Making forms your Forte – how to ensure that your terms prevail

14 December 2022

It is a familiar scenario: A wants to engage B to provide works or services, and each of A and B want the engagement to be on its own (self-serving) standard terms. The competing forms, A’s and B’s respective terms, cover the same ground but are very different, like a parallel universe or evil twin. Each of the forms purports to govern the engagement – but they can’t both be right, for in this ‘battle of the forms’, there can only be one winner.

Which form will prevail is highly fact-dependent.

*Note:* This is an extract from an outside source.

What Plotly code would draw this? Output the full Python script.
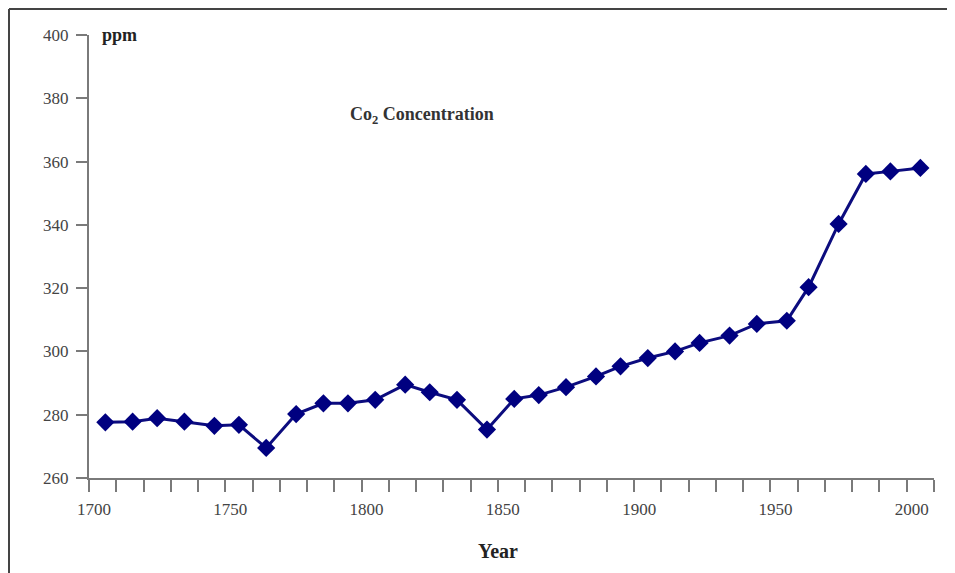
import plotly.graph_objects as go

years = [1706, 1716, 1725, 1735, 1746, 1755, 1765, 1776, 1786, 1795,
         1805, 1816, 1825, 1835, 1846, 1856, 1865, 1875, 1886, 1895,
         1905, 1915, 1924, 1935, 1945, 1956, 1964, 1975, 1985, 1994, 2005]
co2_ppm = [277.6, 277.8, 278.9, 277.8, 276.5, 276.8, 269.5, 280.2, 283.6, 283.6,
           284.7, 289.5, 287.1, 284.7, 275.3, 285.0, 286.2, 288.7, 292.1, 295.3,
           297.9, 300.0, 302.7, 305.0, 308.7, 309.7, 320.3, 340.3, 356.1, 356.9, 358.0]
x_ticks = [1700, 1750, 1800, 1850, 1900, 1950, 2000]
y_ticks = [260, 280, 300, 320, 340, 360, 380, 400]

FONT = "Liberation Serif, Times New Roman, serif"
AXIS_COLOR = "#7a7a7a"

# page body has an 8px margin; figure is sized to fill the rest of the window
W, H = 947, 565
L, R, T, B = 81, 21, 27, 95
PW, PH = W - L - R, H - T - B

fig = go.Figure()
fig.add_trace(go.Scatter(
    x=years, y=co2_ppm, mode="lines+markers",
    line=dict(color="#0c0c7e", width=3),
    marker=dict(symbol="diamond", size=14, color="#000080",
                line=dict(width=0)),
    showlegend=False, hoverinfo="x+y",
))

fig.update_layout(
    width=W, height=H,
    margin=dict(l=L, r=R, t=T, b=B),
    paper_bgcolor="white", plot_bgcolor="white",
    font=dict(family=FONT, size=17, color="#444"),
    xaxis=dict(
        range=[1700, 2010], tickvals=x_ticks, ticktext=[str(v) for v in x_ticks],
        showgrid=False, zeroline=False,
        showline=True, linecolor=AXIS_COLOR, linewidth=2,
        ticks="outside", ticklen=12, tickwidth=2, tickcolor=AXIS_COLOR,
        minor=dict(dtick=10, tick0=1700, ticks="outside", ticklen=12,
                   tickwidth=2, tickcolor=AXIS_COLOR, showgrid=False),
        tickfont=dict(family=FONT, size=17, color="#444"),
        ticklabelstandoff=3, ticklabelshift=5,
    ),
    yaxis=dict(
        range=[260, 400], tickvals=y_ticks,
        showgrid=False, zeroline=False,
        showline=True, linecolor=AXIS_COLOR, linewidth=2,
        ticks="outside", ticklen=11, tickwidth=2, tickcolor=AXIS_COLOR,
        tickfont=dict(family=FONT, size=17, color="#444"),
        ticklabelstandoff=4,
    ),
    annotations=[
        dict(text="<b>ppm</b>", xref="paper", yref="paper", x=0.0, y=1.0,
             xshift=11, xanchor="left", yanchor="middle", showarrow=False,
             font=dict(family=FONT, size=18, color="#222")),
        dict(text="<b>Co<sub>2</sub> Concentration</b>", x=1822, y=374.5,
             xanchor="center", yanchor="middle", showarrow=False,
             font=dict(family=FONT, size=18, color="#333")),
        dict(text="<b>Year</b>", xref="paper", yref="paper",
             x=(498 - 89) / PW, y=0, yshift=-73,
             xanchor="center", yanchor="middle", showarrow=False,
             font=dict(family=FONT, size=20, color="#222")),
    ],
    shapes=[
        dict(type="line", xref="paper", yref="paper",
             x0=-80 / PW, x1=1 + 30 / PW, y0=1 + 26 / PH, y1=1 + 26 / PH,
             line=dict(color="#444", width=2)),
        dict(type="line", xref="paper", yref="paper",
             x0=-80 / PW, x1=-80 / PW, y0=1 + 26 / PH, y1=-110 / PH,
             line=dict(color="#444", width=2)),
    ],
)

fig.write_html("out.html")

The courts approach these disputes by analysing the parties’ communications (including the language contained within the forms) and conduct to ascertain which form the parties objectively intended to govern the engagement. That said, some common themes and legal principles emerge in these ‘battle of the forms’ cases, which, if understood, can assist commercial parties maximise the chances that their preferred terms will prevail.

In this article, Alex Ottaway (Special Counsel) and Michael Graziano (Solicitor) discuss the decision of the New South Wales Court of Appeal in Forte Sydney Construction v N Moit & Sons (NSW) (Forte),1 which involved a ‘battle of the forms’.

What happened?

  1. A head contractor (Forte) sought to engage a subcontractor (Moit) to carry out excavation, anchor and shotcrete work;
  2. Moit provided various iterations of its tender submissions, quoting various prices for the proposed works. Moit ultimately provided Forte with its Final Tender Submission;
  3. Later that same day, Forte provided Moit with a Letter of Engagement enclosing its Proposed Subcontract for execution. The Letter stated that Moit could ‘accept this proposal’ by signing and returning the Letter, or, if Moit does not sign and return the Letter, Forte would assume that Moit accepted the terms set out in the Proposed Subcontract;
  4. Forte did not expressly agree to the Final Tender Submission, and Moit did not sign and return the Letter of Engagement or execute the Proposed Subcontract;
  5. Nonetheless, Moit commenced the works; and
  6. During the project, a dispute arose as to Forte’s entitlement to retention and Moit’s entitlement to claim variations. The key question was, whose form prevailed – Moit’s (i.e. the Final Tender Submission) or Forte’s (i.e. the Proposed Subcontract)?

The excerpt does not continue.